What better word can we use to describe the process by which I allow other Christians to ask me hard questions about my life in order to grow me? It should be a word that encompasses unconditional love as the only correct motive for confronting someone. It should include the notion that we simply cannot become the Christian God wants us to become without the help of friends who love us enough to tell us the truth about what they see in us. And there is an element of discipline in it as well. There is the aspect of “iron sharpening iron”. There is the reality that we do not hold one another accountable to a set of rules…rather, we hold each other accountable to a relationship with God. And there is the reality that accountability (or whatever we end up calling it) always works best when we pull it up around ourselves as opposed to imposing it upon an unwilling person.
So, if “accountability” is a word with too much negative connotation, if it doesn’t communicate these ideas well enough, if we’re looking for a word or phrase that is more positive, perhaps more alluring, what might it be? Because when I suggest to church leaders that perhaps they would benefit from letting me come and teach about “accountability”, I get some pretty negative looks back in my direction.
Can you help me out? Got a better word?
3 responses to “Nobody Likes “Accountability””

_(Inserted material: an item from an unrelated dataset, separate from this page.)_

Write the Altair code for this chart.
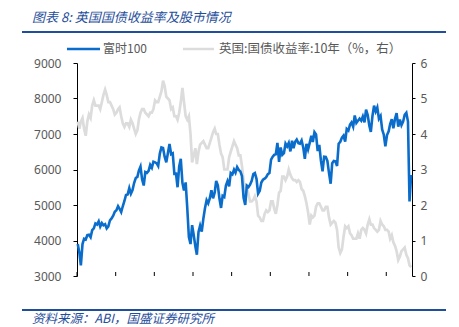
import altair as alt
import pandas as pd

# FTSE 100 (monthly, mid-month readings), Jan 2003 - Apr 2020
ftse_2003 = [3900, 3650, 3300, 3900, 4050, 4030, 4150, 4160, 4090, 4290, 4340, 4480]
ftse_2004 = [4450, 4540, 4390, 4490, 4430, 4460, 4340, 4400, 4570, 4620, 4700, 4810]
ftse_2005 = [4852, 4968, 4894, 4801, 4964, 5113, 5282, 5297, 5478, 5317, 5423, 5619]
ftse_2006 = [5760, 5792, 5965, 6080, 5724, 5550, 5928, 5906, 5961, 6129, 6049, 6221]
ftse_2007 = [6203, 6172, 6100, 6449, 6621, 6608, 6360, 6200, 6467, 6722, 6432, 6457]
ftse_2008 = [5880, 5884, 5500, 6087, 6300, 5626, 5412, 5637, 4902, 4100, 3900, 4434]
ftse_2009 = [4149, 3830, 3600, 4244, 4418, 4249, 4608, 4909, 5134, 5045, 5191, 5413]
ftse_2010 = [5189, 5355, 5680, 5553, 5188, 4917, 5258, 5225, 5549, 5675, 5528, 5900]
ftse_2011 = [5863, 5994, 5909, 6070, 5990, 5946, 5815, 5200, 5000, 5544, 5505, 5572]
ftse_2012 = [5682, 5872, 5900, 5738, 5321, 5400, 5635, 5711, 5742, 5783, 5867, 5898]
ftse_2013 = [6277, 6361, 6412, 6430, 6750, 6215, 6621, 6413, 6462, 6731, 6651, 6749]
ftse_2014 = [6510, 6810, 6598, 6780, 6845, 6744, 6730, 6820, 6623, 6300, 6723, 6566]
ftse_2015 = [6749, 6947, 6773, 7050, 6984, 6521, 6696, 6248, 5950, 6361, 6356, 6242]
ftse_2016 = [5900, 5600, 6175, 6242, 6231, 6100, 6724, 6782, 6899, 6954, 6784, 7143]
ftse_2017 = [7099, 7263, 7323, 7204, 7520, 7313, 7372, 7431, 7373, 7493, 7327, 7688]
ftse_2018 = [7534, 7232, 7057, 7509, 7800, 7637, 7749, 7432, 7510, 7128, 6980, 6650]
ftse_2019 = [6969, 7075, 7279, 7418, 7162, 7426, 7587, 7207, 7408, 7248, 7347, 7542]
ftse_2020 = [7600, 7350, 5100, 5850]

# UK 10Y gilt yield (%), same months
gilt_2003 = [4.35, 4.15, 4.35, 4.45, 4.15, 3.95, 4.35, 4.55, 4.45, 4.8, 4.95, 4.8]
gilt_2004 = [4.8, 4.8, 4.7, 4.9, 5.1, 5.25, 5.1, 4.9, 4.9, 4.8, 4.7, 4.55]
gilt_2005 = [4.6, 4.7, 4.75, 4.5, 4.3, 4.2, 4.3, 4.3, 4.2, 4.4, 4.3, 4.15]
gilt_2006 = [4.0, 4.1, 4.4, 4.6, 4.7, 4.7, 4.6, 4.55, 4.5, 4.6, 4.6, 4.7]
gilt_2007 = [4.95, 4.9, 4.9, 5.05, 5.2, 5.5, 5.35, 5.05, 5.0, 4.95, 4.7, 4.75]
gilt_2008 = [4.5, 4.5, 4.4, 4.6, 4.9, 5.3, 4.9, 4.5, 4.4, 4.5, 4.0, 3.2]
gilt_2009 = [3.4, 3.6, 3.15, 3.5, 3.7, 3.75, 3.8, 3.7, 3.6, 3.6, 3.75, 3.9]
gilt_2010 = [4.05, 4.15, 4.0, 4.0, 3.7, 3.45, 3.35, 3.0, 3.0, 3.0, 3.35, 3.5]
gilt_2011 = [3.65, 3.8, 3.7, 3.6, 3.4, 3.4, 3.1, 2.7, 2.4, 2.5, 2.3, 2.1]
gilt_2012 = [2.1, 2.15, 2.25, 2.1, 1.7, 1.65, 1.55, 1.55, 1.75, 1.85, 1.8, 1.85]
gilt_2013 = [2.1, 2.1, 1.9, 1.75, 2.0, 2.35, 2.4, 2.8, 2.8, 2.7, 2.8, 3.0]
gilt_2014 = [2.85, 2.75, 2.7, 2.7, 2.65, 2.7, 2.65, 2.45, 2.4, 2.25, 2.05, 1.8]
gilt_2015 = [1.45, 1.7, 1.65, 1.7, 1.95, 2.05, 2.05, 1.95, 1.85, 1.85, 1.95, 1.95]
gilt_2016 = [1.65, 1.45, 1.5, 1.55, 1.5, 1.3, 0.8, 0.65, 0.75, 1.1, 1.4, 1.35]
gilt_2017 = [1.4, 1.2, 1.15, 1.05, 1.05, 1.05, 1.2, 1.05, 1.3, 1.35, 1.3, 1.2]
gilt_2018 = [1.45, 1.6, 1.45, 1.45, 1.35, 1.3, 1.25, 1.3, 1.55, 1.45, 1.4, 1.3]
gilt_2019 = [1.3, 1.25, 1.05, 1.15, 0.95, 0.85, 0.7, 0.45, 0.55, 0.7, 0.75, 0.8]
gilt_2020 = [0.6, 0.5, 0.3, 0.25]

tick_years = [2003, 2005, 2007, 2009, 2011, 2013, 2015, 2017, 2019]
left_ticks = [3000, 4000, 5000, 6000, 7000, 8000, 9000]
right_ticks = [0, 1, 2, 3, 4, 5, 6]

title_text = "图表 8:  英国国债收益率及股市情况"
source_text = "资料来源：ABI，国盛证券研究所"
name_ftse = "富时100"
name_gilt = "英国:国债收益率:10年（%，右）"

ftse = (ftse_2003 + ftse_2004 + ftse_2005 + ftse_2006 + ftse_2007 + ftse_2008 +
        ftse_2009 + ftse_2010 + ftse_2011 + ftse_2012 + ftse_2013 + ftse_2014 +
        ftse_2015 + ftse_2016 + ftse_2017 + ftse_2018 + ftse_2019 + ftse_2020)
gilt = (gilt_2003 + gilt_2004 + gilt_2005 + gilt_2006 + gilt_2007 + gilt_2008 +
        gilt_2009 + gilt_2010 + gilt_2011 + gilt_2012 + gilt_2013 + gilt_2014 +
        gilt_2015 + gilt_2016 + gilt_2017 + gilt_2018 + gilt_2019 + gilt_2020)

dates = pd.date_range("2003-01-01", periods=len(ftse), freq="MS") + pd.Timedelta(days=14)
df = pd.DataFrame({"date": dates, "ftse": ftse, "gilt": gilt})
ticks_df = pd.DataFrame({"date": pd.to_datetime([f"{y}-01-01" for y in tick_years])})
one = pd.DataFrame({"a": [0]})

W, H = 335, 213
BLUE = "#0A6DCB"
GRAY = "#DCDCDC"
NAVY = "#1F4E9A"
LABEL = "#595959"
FONT = "Noto Sans"
CJK = "Noto Sans CJK SC"

xscale = alt.Scale(domain=[alt.DateTime(year=2003, month=1, date=1),
                           alt.DateTime(year=2020, month=5, date=1)])
xaxis = alt.Axis(values=[alt.DateTime(year=y, month=1, date=1) for y in tick_years],
                 format="%Y", ticks=False, labelPadding=13, labelFlush=False,
                 labelOverlap=False, domainColor="black", domainWidth=1,
                 labelColor=LABEL, labelFontSize=12, labelFont=FONT, title=None, grid=False)

base = alt.Chart(df)

gilt_line = base.mark_line(color=GRAY, strokeWidth=2.7).encode(
    x=alt.X("date:T", scale=xscale, axis=xaxis),
    y=alt.Y("gilt:Q", scale=alt.Scale(domain=[0, 6], nice=False, zero=False),
            axis=alt.Axis(orient="right", values=right_ticks, title=None, grid=False,
                          format="d", tickSize=3, tickColor="black", domainColor="black",
                          labelPadding=5, labelColor=LABEL, labelFontSize=12,
                          labelFont=FONT)),
)

ftse_line = base.mark_line(color=BLUE, strokeWidth=2.6).encode(
    x=alt.X("date:T", scale=xscale, axis=xaxis),
    y=alt.Y("ftse:Q", scale=alt.Scale(domain=[3000, 9000], nice=False, zero=False),
            axis=alt.Axis(orient="left", values=left_ticks, title=None, grid=False,
                          format="d", tickSize=4, tickColor="black", domainColor="black",
                          labelPadding=12, labelColor=LABEL, labelFontSize=12,
                          labelFont=FONT)),
)

xticks = alt.Chart(ticks_df).mark_rule(color="black", strokeWidth=1).encode(
    x=alt.X("date:T", scale=xscale, axis=None),
    y=alt.value(H - 4), y2=alt.value(H),
)

def txt(text, x, y, color, size, italic=False):
    return alt.Chart(one).mark_text(
        align="left", baseline="middle", font=CJK, fontSize=size, color=color,
        fontStyle="italic" if italic else "normal",
    ).encode(x=alt.value(x), y=alt.value(y), text=alt.value(text))

def hline(x1, x2, y, color, w):
    return alt.Chart(one).mark_rule(color=color, strokeWidth=w).encode(
        x=alt.value(x1), x2=alt.value(x2), y=alt.value(y))

deco = [
    txt(title_text, -45, -45, NAVY, 13, italic=True),
    hline(-55, 369, -31, NAVY, 2),
    hline(-10, 23, -14, BLUE, 2.5),
    txt(name_ftse, 26, -14, LABEL, 12),
    hline(106, 137, -14, GRAY, 2.5),
    txt(name_gilt, 142, -14, LABEL, 12.5),
    hline(-55, 369, 247, NAVY, 2),
    txt(source_text, -45, 256, NAVY, 12.5, italic=True),
]

chart = alt.layer(gilt_line, ftse_line, xticks, *deco).resolve_scale(
    y="independent"
).properties(
    width=W, height=H,
    autosize=alt.AutoSizeParams(type="none"),
    padding={"left": 77, "top": 63, "right": 47, "bottom": 51},
    background="white",
).configure_view(stroke=None)

chart.save("out.html", embed_options={"renderer": "svg", "actions": False})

I sent out this accountability message and my retired pastor replied; Use the Word to describe what you want to talk about. Only the Apostate church changes what is written there.
From the Old Testament: Judges 6:13
From the New Testament: Romans 14:10-12
“So then, each of us will give an account of himself to God.”
BTW I love your articles, I wish I could have had you come to my church before I had to leave. I did approach the pastor about a mediator, he declined. I was so tempted to contact you so many times! I miss my church, I miss my pastor, but I couldn’t stay the way things were. May God bless you triplefold for your work of reconciliation! Ramona
Hi, just stumbled across your blog via Twitter. This is a good post for me, as several ex-members of my former group are currently pursuing accountability for the group, since the denominational leadership is still a hierarchy, and still unaccountable for the 15% “tithe” of donations from over 900 congregations, that it still receives.
We have plans for a combined online/snail-mail petition (with hopefully at least one of the major congregations on-board), and to that end, I have been collecting bible verses that I may want to work in, to some or all of the demands for accountability that will be included in it. The two major ones are for my former group to be accredited by ECFA, and to dismiss the current unelected Pastor-General-in-perpetuity, and his unelected, appointed “board”, to be replaced with an elected board of directors. Here are the Bible verses I’ve come up with so far:
2 Cor 8:20 – 21 (recommended by ECFA)
1 Cor 4:2
Heb 13:5 (for the leaders)
Prov 28:27
1 John 2:15
Prov 19:17
Matt 23:37-40
Prov 14:31
Matt 6:24
Phill 4:11-12
Luke 12: 15 (for the members)
Eccl 5:10 (for the leaders)
1 John 3:17
James 1:27
1 Tim. 6:17-19
James 2:14 – 20
Isa. 58:6
Hope that’s enough.
Maybe offering a different angle on accountability may help. Most people shut down when you say “accountability” because they feel like they already know everything on the subject.